### Problem details:
Give a verbatim copy of the lines below, minus the pictures.

┄┄┄┄┄┄┄┄┄┄

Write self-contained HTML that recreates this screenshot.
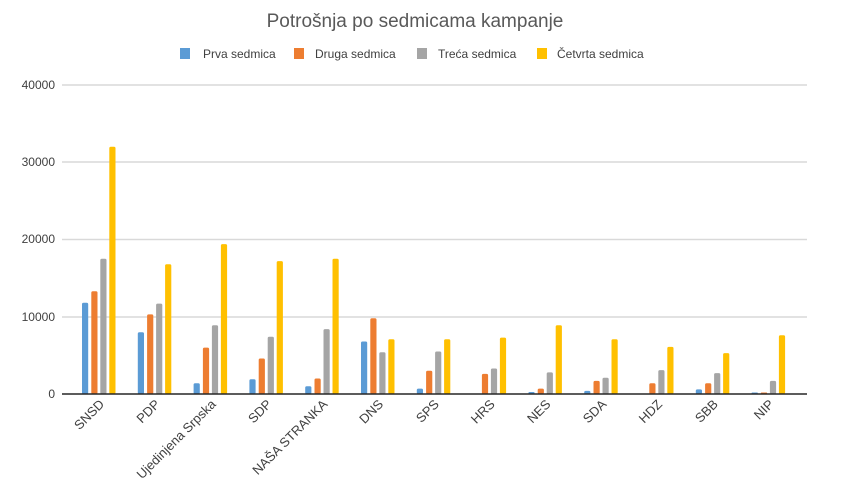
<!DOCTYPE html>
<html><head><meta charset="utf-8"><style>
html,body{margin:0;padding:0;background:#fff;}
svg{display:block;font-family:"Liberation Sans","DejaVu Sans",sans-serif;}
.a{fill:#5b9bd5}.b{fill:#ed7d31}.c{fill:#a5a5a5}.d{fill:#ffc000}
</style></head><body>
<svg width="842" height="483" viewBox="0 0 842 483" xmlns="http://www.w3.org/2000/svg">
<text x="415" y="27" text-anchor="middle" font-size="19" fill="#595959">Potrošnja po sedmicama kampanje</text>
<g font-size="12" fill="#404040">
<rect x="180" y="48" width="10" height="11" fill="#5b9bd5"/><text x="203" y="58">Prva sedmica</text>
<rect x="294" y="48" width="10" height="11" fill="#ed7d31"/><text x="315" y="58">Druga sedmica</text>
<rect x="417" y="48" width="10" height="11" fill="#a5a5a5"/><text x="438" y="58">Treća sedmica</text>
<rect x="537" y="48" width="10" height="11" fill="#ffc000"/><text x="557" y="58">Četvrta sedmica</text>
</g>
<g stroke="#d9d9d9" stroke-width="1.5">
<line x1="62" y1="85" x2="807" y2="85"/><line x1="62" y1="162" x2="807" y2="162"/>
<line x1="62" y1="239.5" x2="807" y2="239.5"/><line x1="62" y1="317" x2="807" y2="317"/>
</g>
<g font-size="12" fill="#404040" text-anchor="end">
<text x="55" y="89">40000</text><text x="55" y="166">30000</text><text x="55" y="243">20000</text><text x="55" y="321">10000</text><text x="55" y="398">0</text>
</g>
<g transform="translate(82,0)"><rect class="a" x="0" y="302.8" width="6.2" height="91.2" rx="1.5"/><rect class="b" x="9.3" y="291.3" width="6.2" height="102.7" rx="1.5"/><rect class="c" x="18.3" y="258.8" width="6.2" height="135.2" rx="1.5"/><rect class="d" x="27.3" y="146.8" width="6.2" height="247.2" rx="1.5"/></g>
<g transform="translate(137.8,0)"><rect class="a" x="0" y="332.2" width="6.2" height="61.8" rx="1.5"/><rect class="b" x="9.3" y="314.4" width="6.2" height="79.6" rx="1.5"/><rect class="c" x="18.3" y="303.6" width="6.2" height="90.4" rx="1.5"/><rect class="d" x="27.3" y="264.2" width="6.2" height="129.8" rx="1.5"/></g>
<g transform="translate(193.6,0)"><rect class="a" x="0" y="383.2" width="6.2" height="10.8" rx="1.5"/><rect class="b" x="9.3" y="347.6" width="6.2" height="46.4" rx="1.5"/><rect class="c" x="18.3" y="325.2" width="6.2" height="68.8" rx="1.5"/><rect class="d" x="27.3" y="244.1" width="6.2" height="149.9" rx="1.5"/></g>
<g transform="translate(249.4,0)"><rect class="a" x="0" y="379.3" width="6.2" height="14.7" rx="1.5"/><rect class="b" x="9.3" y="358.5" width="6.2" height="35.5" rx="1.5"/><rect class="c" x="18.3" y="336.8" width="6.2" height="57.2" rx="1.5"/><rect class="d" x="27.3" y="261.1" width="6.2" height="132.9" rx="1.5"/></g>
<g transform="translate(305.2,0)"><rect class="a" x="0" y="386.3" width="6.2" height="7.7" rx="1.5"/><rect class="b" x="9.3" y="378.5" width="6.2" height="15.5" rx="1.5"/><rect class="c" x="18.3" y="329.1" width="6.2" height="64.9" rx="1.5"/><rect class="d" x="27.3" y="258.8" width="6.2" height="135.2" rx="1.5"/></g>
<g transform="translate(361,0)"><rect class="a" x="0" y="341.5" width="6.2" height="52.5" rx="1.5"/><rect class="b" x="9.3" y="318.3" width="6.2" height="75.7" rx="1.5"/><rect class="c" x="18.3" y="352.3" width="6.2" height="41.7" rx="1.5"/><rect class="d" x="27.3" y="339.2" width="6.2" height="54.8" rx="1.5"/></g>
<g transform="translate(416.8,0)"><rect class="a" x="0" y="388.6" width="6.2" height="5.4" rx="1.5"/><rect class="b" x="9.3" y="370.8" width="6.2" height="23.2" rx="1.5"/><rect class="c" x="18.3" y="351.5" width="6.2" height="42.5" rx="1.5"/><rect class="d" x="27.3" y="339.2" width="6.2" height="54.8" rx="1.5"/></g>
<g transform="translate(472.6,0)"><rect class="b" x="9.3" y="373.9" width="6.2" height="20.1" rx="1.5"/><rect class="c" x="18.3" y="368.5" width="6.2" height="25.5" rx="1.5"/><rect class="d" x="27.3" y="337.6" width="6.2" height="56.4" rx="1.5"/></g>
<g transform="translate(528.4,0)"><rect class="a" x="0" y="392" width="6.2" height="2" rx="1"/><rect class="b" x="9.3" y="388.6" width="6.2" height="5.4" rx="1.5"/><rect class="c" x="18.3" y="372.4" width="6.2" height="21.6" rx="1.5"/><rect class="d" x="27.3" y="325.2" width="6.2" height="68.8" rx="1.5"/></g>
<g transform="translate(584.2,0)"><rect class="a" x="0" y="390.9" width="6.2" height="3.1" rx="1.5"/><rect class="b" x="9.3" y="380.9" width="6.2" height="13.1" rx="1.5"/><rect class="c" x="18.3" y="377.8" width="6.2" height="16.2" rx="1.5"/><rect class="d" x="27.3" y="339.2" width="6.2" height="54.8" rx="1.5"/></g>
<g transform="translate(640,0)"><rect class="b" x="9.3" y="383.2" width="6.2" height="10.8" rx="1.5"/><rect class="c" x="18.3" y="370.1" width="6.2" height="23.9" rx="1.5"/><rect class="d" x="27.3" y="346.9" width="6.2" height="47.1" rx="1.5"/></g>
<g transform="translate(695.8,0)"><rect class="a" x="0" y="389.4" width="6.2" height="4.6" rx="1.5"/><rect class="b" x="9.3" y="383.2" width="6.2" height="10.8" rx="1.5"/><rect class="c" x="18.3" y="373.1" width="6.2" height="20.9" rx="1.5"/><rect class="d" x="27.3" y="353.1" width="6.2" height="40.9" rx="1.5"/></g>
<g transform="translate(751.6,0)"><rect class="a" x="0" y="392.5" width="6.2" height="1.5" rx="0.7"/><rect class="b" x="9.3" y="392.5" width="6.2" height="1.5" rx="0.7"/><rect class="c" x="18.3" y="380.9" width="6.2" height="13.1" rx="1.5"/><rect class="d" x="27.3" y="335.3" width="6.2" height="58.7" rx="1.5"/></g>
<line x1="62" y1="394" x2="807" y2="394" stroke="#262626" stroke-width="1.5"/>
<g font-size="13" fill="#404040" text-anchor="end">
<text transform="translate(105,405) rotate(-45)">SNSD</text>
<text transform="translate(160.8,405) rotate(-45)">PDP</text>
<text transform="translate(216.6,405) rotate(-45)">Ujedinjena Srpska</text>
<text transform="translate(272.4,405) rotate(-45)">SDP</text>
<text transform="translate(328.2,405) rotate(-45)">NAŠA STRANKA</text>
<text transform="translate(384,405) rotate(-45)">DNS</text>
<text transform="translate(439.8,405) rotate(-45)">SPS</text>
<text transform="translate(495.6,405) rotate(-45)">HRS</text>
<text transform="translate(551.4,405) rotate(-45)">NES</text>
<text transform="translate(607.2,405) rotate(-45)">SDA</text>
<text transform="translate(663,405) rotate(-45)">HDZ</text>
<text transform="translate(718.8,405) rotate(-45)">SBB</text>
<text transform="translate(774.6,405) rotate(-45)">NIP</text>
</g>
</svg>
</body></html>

┄┄┄┄┄┄┄┄┄┄

### Correct output:
Write self-contained HTML that recreates this screenshot.
<!DOCTYPE html>
<html><head><meta charset="utf-8"><style>
html,body{margin:0;padding:0;background:#fff;}
svg{display:block;font-family:"Liberation Sans","DejaVu Sans",sans-serif;}
.a{fill:#5b9bd5}.b{fill:#ed7d31}.c{fill:#a5a5a5}.d{fill:#ffc000}
</style></head><body>
<svg width="842" height="483" viewBox="0 0 842 483" xmlns="http://www.w3.org/2000/svg">
<text x="415" y="27" text-anchor="middle" font-size="19" fill="#595959">Potrošnja po sedmicama kampanje</text>
<g font-size="12" fill="#404040">
<rect x="180" y="48" width="10" height="11" fill="#5b9bd5"/><text x="203" y="58">Prva sedmica</text>
<rect x="294" y="48" width="10" height="11" fill="#ed7d31"/><text x="315" y="58">Druga sedmica</text>
<rect x="417" y="48" width="10" height="11" fill="#a5a5a5"/><text x="438" y="58">Treća sedmica</text>
<rect x="537" y="48" width="10" height="11" fill="#ffc000"/><text x="557" y="58">Četvrta sedmica</text>
</g>
<g stroke="#d9d9d9" stroke-width="1.5">
<line x1="62" y1="85" x2="807" y2="85"/><line x1="62" y1="162" x2="807" y2="162"/>
<line x1="62" y1="239.5" x2="807" y2="239.5"/><line x1="62" y1="317" x2="807" y2="317"/>
</g>
<g font-size="12" fill="#404040" text-anchor="end">
<text x="55" y="89">40000</text><text x="55" y="166">30000</text><text x="55" y="243">20000</text><text x="55" y="321">10000</text><text x="55" y="398">0</text>
</g>
<g transform="translate(82,0)"><rect class="a" x="0" y="302.8" width="6.2" height="91.2" rx="1.5"/><rect class="b" x="9.3" y="291.3" width="6.2" height="102.7" rx="1.5"/><rect class="c" x="18.3" y="258.8" width="6.2" height="135.2" rx="1.5"/><rect class="d" x="27.3" y="146.8" width="6.2" height="247.2" rx="1.5"/></g>
<g transform="translate(137.8,0)"><rect class="a" x="0" y="332.2" width="6.2" height="61.8" rx="1.5"/><rect class="b" x="9.3" y="314.4" width="6.2" height="79.6" rx="1.5"/><rect class="c" x="18.3" y="303.6" width="6.2" height="90.4" rx="1.5"/><rect class="d" x="27.3" y="264.2" width="6.2" height="129.8" rx="1.5"/></g>
<g transform="translate(193.6,0)"><rect class="a" x="0" y="383.2" width="6.2" height="10.8" rx="1.5"/><rect class="b" x="9.3" y="347.6" width="6.2" height="46.4" rx="1.5"/><rect class="c" x="18.3" y="325.2" width="6.2" height="68.8" rx="1.5"/><rect class="d" x="27.3" y="244.1" width="6.2" height="149.9" rx="1.5"/></g>
<g transform="translate(249.4,0)"><rect class="a" x="0" y="379.3" width="6.2" height="14.7" rx="1.5"/><rect class="b" x="9.3" y="358.5" width="6.2" height="35.5" rx="1.5"/><rect class="c" x="18.3" y="336.8" width="6.2" height="57.2" rx="1.5"/><rect class="d" x="27.3" y="261.1" width="6.2" height="132.9" rx="1.5"/></g>
<g transform="translate(305.2,0)"><rect class="a" x="0" y="386.3" width="6.2" height="7.7" rx="1.5"/><rect class="b" x="9.3" y="378.5" width="6.2" height="15.5" rx="1.5"/><rect class="c" x="18.3" y="329.1" width="6.2" height="64.9" rx="1.5"/><rect class="d" x="27.3" y="258.8" width="6.2" height="135.2" rx="1.5"/></g>
<g transform="translate(361,0)"><rect class="a" x="0" y="341.5" width="6.2" height="52.5" rx="1.5"/><rect class="b" x="9.3" y="318.3" width="6.2" height="75.7" rx="1.5"/><rect class="c" x="18.3" y="352.3" width="6.2" height="41.7" rx="1.5"/><rect class="d" x="27.3" y="339.2" width="6.2" height="54.8" rx="1.5"/></g>
<g transform="translate(416.8,0)"><rect class="a" x="0" y="388.6" width="6.2" height="5.4" rx="1.5"/><rect class="b" x="9.3" y="370.8" width="6.2" height="23.2" rx="1.5"/><rect class="c" x="18.3" y="351.5" width="6.2" height="42.5" rx="1.5"/><rect class="d" x="27.3" y="339.2" width="6.2" height="54.8" rx="1.5"/></g>
<g transform="translate(472.6,0)"><rect class="b" x="9.3" y="373.9" width="6.2" height="20.1" rx="1.5"/><rect class="c" x="18.3" y="368.5" width="6.2" height="25.5" rx="1.5"/><rect class="d" x="27.3" y="337.6" width="6.2" height="56.4" rx="1.5"/></g>
<g transform="translate(528.4,0)"><rect class="a" x="0" y="392" width="6.2" height="2" rx="1"/><rect class="b" x="9.3" y="388.6" width="6.2" height="5.4" rx="1.5"/><rect class="c" x="18.3" y="372.4" width="6.2" height="21.6" rx="1.5"/><rect class="d" x="27.3" y="325.2" width="6.2" height="68.8" rx="1.5"/></g>
<g transform="translate(584.2,0)"><rect class="a" x="0" y="390.9" width="6.2" height="3.1" rx="1.5"/><rect class="b" x="9.3" y="380.9" width="6.2" height="13.1" rx="1.5"/><rect class="c" x="18.3" y="377.8" width="6.2" height="16.2" rx="1.5"/><rect class="d" x="27.3" y="339.2" width="6.2" height="54.8" rx="1.5"/></g>
<g transform="translate(640,0)"><rect class="b" x="9.3" y="383.2" width="6.2" height="10.8" rx="1.5"/><rect class="c" x="18.3" y="370.1" width="6.2" height="23.9" rx="1.5"/><rect class="d" x="27.3" y="346.9" width="6.2" height="47.1" rx="1.5"/></g>
<g transform="translate(695.8,0)"><rect class="a" x="0" y="389.4" width="6.2" height="4.6" rx="1.5"/><rect class="b" x="9.3" y="383.2" width="6.2" height="10.8" rx="1.5"/><rect class="c" x="18.3" y="373.1" width="6.2" height="20.9" rx="1.5"/><rect class="d" x="27.3" y="353.1" width="6.2" height="40.9" rx="1.5"/></g>
<g transform="translate(751.6,0)"><rect class="a" x="0" y="392.5" width="6.2" height="1.5" rx="0.7"/><rect class="b" x="9.3" y="392.5" width="6.2" height="1.5" rx="0.7"/><rect class="c" x="18.3" y="380.9" width="6.2" height="13.1" rx="1.5"/><rect class="d" x="27.3" y="335.3" width="6.2" height="58.7" rx="1.5"/></g>
<line x1="62" y1="394" x2="807" y2="394" stroke="#262626" stroke-width="1.5"/>
<g font-size="13" fill="#404040" text-anchor="end">
<text transform="translate(105,405) rotate(-45)">SNSD</text>
<text transform="translate(160.8,405) rotate(-45)">PDP</text>
<text transform="translate(216.6,405) rotate(-45)">Ujedinjena Srpska</text>
<text transform="translate(272.4,405) rotate(-45)">SDP</text>
<text transform="translate(328.2,405) rotate(-45)">NAŠA STRANKA</text>
<text transform="translate(384,405) rotate(-45)">DNS</text>
<text transform="translate(439.8,405) rotate(-45)">SPS</text>
<text transform="translate(495.6,405) rotate(-45)">HRS</text>
<text transform="translate(551.4,405) rotate(-45)">NES</text>
<text transform="translate(607.2,405) rotate(-45)">SDA</text>
<text transform="translate(663,405) rotate(-45)">HDZ</text>
<text transform="translate(718.8,405) rotate(-45)">SBB</text>
<text transform="translate(774.6,405) rotate(-45)">NIP</text>
</g>
</svg>
</body></html>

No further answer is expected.